The proposal is a part of recommendations Obama made recently to the supercommittee of lawmakers that is tasked with recommending $1.5 trillion or more in cuts from the federal deficit by Thanksgiving. The president is also recommending a $7.50 increase in the security taxes passengers pay each way on trips.
The airline industry has said the proposal would cost it $36 billion, and Calio said Tuesday that airlines would not be able to pass the costs on to customers in fare increases.
"Airline tickets are priced to sell," he said. "No airline wants or can afford empty seats in the sky. The basics of the industry are matching supply to demand, at prices customers will pay and that at least hopefully cover costs.
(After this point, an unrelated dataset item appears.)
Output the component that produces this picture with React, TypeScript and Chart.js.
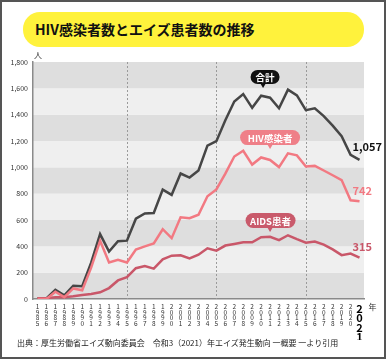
import React, { useEffect, useRef } from 'react';
import { Chart, registerables } from 'chart.js';

Chart.register(...registerables);

const YEARS = ['1985','1986','1987','1988','1989','1990','1991','1992','1993','1994','1995','1996','1997','1998','1999','2000','2001','2002','2003','2004','2005','2006','2007','2008','2009','2010','2011','2012','2013','2014','2015','2016','2017','2018','2019','2020','2021'];
const HIV = [0,0,55,14,80,66,238,442,277,298,277,376,400,422,530,462,621,614,640,780,832,952,1082,1126,1021,1075,1056,1002,1106,1091,1006,1011,976,940,903,750,742];
const AIDS = [6,5,14,14,21,31,38,51,83,141,166,234,250,231,301,329,332,308,336,385,367,406,418,431,431,469,473,447,484,455,428,437,413,377,333,345,315];
const TOTAL = [6,5,69,28,101,97,276,493,360,439,443,610,650,653,831,791,953,922,976,1165,1199,1358,1500,1557,1452,1544,1529,1449,1590,1546,1434,1448,1389,1317,1236,1095,1057];
const DIVIDER_YEARS = ['1995','2005','2015'];
const Y_MAX = 1800;
const Y_STEP = 200;

const TITLE = 'HIV感染者数とエイズ患者数の推移';
const SOURCE = '出典：厚生労働省エイズ動向委員会　令和3（2021）年エイズ発生動向 一概要 一より引用';

const C_TOTAL = '#464646';
const C_HIV = '#f27982';
const C_AIDS = '#c95769';
const FONT = '"Noto Sans CJK JP", "Noto Sans", sans-serif';

function roundRect(ctx: CanvasRenderingContext2D, x: number, y: number, w: number, h: number, r: number) {
  ctx.beginPath();
  ctx.moveTo(x + r, y);
  ctx.lineTo(x + w - r, y);
  ctx.arcTo(x + w, y, x + w, y + r, r);
  ctx.lineTo(x + w, y + h - r);
  ctx.arcTo(x + w, y + h, x + w - r, y + h, r);
  ctx.lineTo(x + r, y + h);
  ctx.arcTo(x, y + h, x, y + h - r, r);
  ctx.lineTo(x, y + r);
  ctx.arcTo(x, y, x + r, y, r);
  ctx.closePath();
}

function callout(ctx: CanvasRenderingContext2D, cx: number, cy: number, w: number, h: number, text: string, fill: string, ptrX: number) {
  ctx.save();
  ctx.fillStyle = fill;
  roundRect(ctx, cx - w / 2, cy - h / 2, w, h, h / 2);
  ctx.fill();
  ctx.beginPath();
  ctx.moveTo(ptrX - 3, cy + h / 2 - 1);
  ctx.lineTo(ptrX + 3, cy + h / 2 - 1);
  ctx.lineTo(ptrX, cy + h / 2 + 4);
  ctx.closePath();
  ctx.fill();
  ctx.fillStyle = '#ffffff';
  ctx.font = `bold 9.5px ${FONT}`;
  ctx.textAlign = 'center';
  ctx.textBaseline = 'middle';
  ctx.fillText(text, cx, cy + 0.5);
  ctx.restore();
}

const bandsPlugin = {
  id: 'bands',
  beforeDraw(chart: any) {
    const { ctx, chartArea, scales } = chart;
    const y = scales.y;
    ctx.save();
    for (let v = 0, i = 0; v < Y_MAX; v += Y_STEP, i++) {
      const top = y.getPixelForValue(v + Y_STEP);
      const bot = y.getPixelForValue(v);
      ctx.fillStyle = i % 2 === 0 ? '#dedede' : '#efefef';
      ctx.fillRect(chartArea.left, top, chartArea.right - chartArea.left, bot - top);
    }
    ctx.restore();
  },
  beforeDatasetsDraw(chart: any) {
    const { ctx, chartArea, scales } = chart;
    const x = scales.x;
    ctx.save();
    ctx.strokeStyle = '#9a9a9a';
    ctx.lineWidth = 1;
    ctx.setLineDash([2, 2]);
    DIVIDER_YEARS.forEach((yr) => {
      const px = Math.round(x.getPixelForValue(YEARS.indexOf(yr))) + 0.5;
      ctx.beginPath();
      ctx.moveTo(px, chartArea.top);
      ctx.lineTo(px, chartArea.bottom);
      ctx.stroke();
    });
    ctx.restore();
  },
  afterDraw(chart: any) {
    const { ctx, chartArea, scales } = chart;
    const x = scales.x;
    const y = scales.y;
    ctx.save();
    ctx.fillStyle = '#333';
    ctx.font = `8px ${FONT}`;
    ctx.textAlign = 'left';
    ctx.textBaseline = 'middle';
    ctx.fillText('人', chartArea.left + 1, chartArea.top - 7);
    const lastX = x.getPixelForValue(YEARS.length - 1);
    ctx.fillText('年', lastX + 9, chartArea.bottom + 8);

    const ends = [
      { idx: 2, text: TOTAL[TOTAL.length - 1].toLocaleString('en-US'), color: '#111', dy: -13 },
      { idx: 0, text: HIV[HIV.length - 1].toLocaleString('en-US'), color: C_HIV, dy: -10 },
      { idx: 1, text: AIDS[AIDS.length - 1].toLocaleString('en-US'), color: C_AIDS, dy: -11 },
    ];
    ends.forEach((e) => {
      const meta = chart.getDatasetMeta(e.idx);
      const pt = meta.data[meta.data.length - 1];
      ctx.fillStyle = e.color;
      ctx.font = `bold 11px ${FONT}`;
      ctx.textAlign = 'left';
      ctx.textBaseline = 'middle';
      ctx.fillText(e.text, pt.x - 7, pt.y + e.dy);
    });

    const ax = x.getPixelForValue(YEARS.indexOf('2011'));
    callout(ctx, ax - 5, y.getPixelForValue(1686), 29, 14, '合計', '#111111', ax - 7);
    callout(ctx, ax, y.getPixelForValue(1226), 60, 15, 'HIV感染者', '#ef7f88', ax);
    callout(ctx, ax + 0.5, y.getPixelForValue(596), 50, 15, 'AIDS患者', '#c95a6b', ax);
    ctx.restore();
  },
};

export default function App() {
  const ref = useRef<HTMLCanvasElement | null>(null);

  useEffect(() => {
    if (!ref.current) return;
    const chart = new Chart(ref.current, {
      type: 'line',
      data: {
        labels: YEARS,
        datasets: [
          { label: 'HIV感染者', data: HIV, borderColor: C_HIV, borderWidth: 2.5, pointRadius: 0, tension: 0 },
          { label: 'AIDS患者', data: AIDS, borderColor: C_AIDS, borderWidth: 2.5, pointRadius: 0, tension: 0 },
          { label: '合計', data: TOTAL, borderColor: C_TOTAL, borderWidth: 2.5, pointRadius: 0, tension: 0 },
        ],
      },
      options: {
        responsive: false,
        animation: false,
        devicePixelRatio: 1,
        layout: { padding: { left: 0, right: 22, top: 12, bottom: 0 } },
        plugins: { legend: { display: false }, tooltip: { enabled: false } },
        scales: {
          x: {
            offset: true,
            grid: { display: false, drawTicks: false },
            border: { display: true, color: '#8a8a8a', width: 1.5 },
            afterFit: (s: any) => { s.height = 41; },
            ticks: {
              autoSkip: false,
              maxRotation: 0,
              minRotation: 0,
              padding: 5,
              callback: (_v: any, i: number) => YEARS[i].split(''),
              color: (c: any) => (c.index === YEARS.length - 1 ? '#000' : '#333'),
              font: (c: any) =>
                c.index === YEARS.length - 1
                  ? { family: FONT, size: 11, weight: 'bold', lineHeight: 0.85 }
                  : { family: FONT, size: 6.5, lineHeight: 0.85 },
            },
          },
          y: {
            min: 0,
            max: Y_MAX,
            grid: { display: true, color: 'transparent', drawTicks: false },
            border: { display: true, color: '#8a8a8a', width: 1.5 },
            afterFit: (s: any) => { s.width = 33; },
            ticks: {
              stepSize: Y_STEP,
              padding: 5,
              color: '#333',
              font: { family: FONT, size: 7 },
              callback: (v: any) => Number(v).toLocaleString('en-US'),
            },
          },
        },
      },
      plugins: [bandsPlugin],
    } as any);
    return () => chart.destroy();
  }, []);

  return (
    <div style={{ position: 'fixed', left: 0, top: 0, width: 386, height: 360, background: '#fff', overflow: 'hidden' }}>
      <div style={{ position: 'absolute', left: 0, top: 0, width: 386, height: 359, border: '2px solid #555', boxSizing: 'border-box' }} />
      <div
        style={{
          position: 'absolute', left: 23, top: 12, width: 341, height: 35, background: '#fff23c', borderRadius: 17,
          fontFamily: FONT, fontWeight: 'bold', fontSize: 14, lineHeight: '35px', paddingLeft: 12, boxSizing: 'border-box', color: '#111', whiteSpace: 'nowrap',
        }}
      >
        {TITLE}
      </div>
      <canvas ref={ref} width={386} height={290} style={{ position: 'absolute', left: 0, top: 50, width: 386, height: 290 }} />
      <div style={{ position: 'absolute', left: 17, top: 337, fontFamily: FONT, fontSize: 8, color: '#222', whiteSpace: 'nowrap', lineHeight: '12px' }}>
        {SOURCE}
      </div>
    </div>
  );
}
"Price elasticity, a concept most of our policymakers don't seem to understand, makes it extremely difficult for airlines to pass on additional costs to passengers," he continued. "This is probably one of the biggest misconceptions about the industry: that an airline can simply increase a fare by even a few dollars without impacting demand."
The ATA has launched a campaign in opposition to the proposal called "Stop Air Tax Now."
At least one airline, Southwest, has echoed the organization's message. In a blog post this week, Southwest CEO Gary Kelly called on the airline's customers to contact their lawmakers.
"The increase in taxes is a cost our airline, our passengers, and our industry simply cannot absorb without having devastating effects on our business and the overall U.S. economy," Kelly said.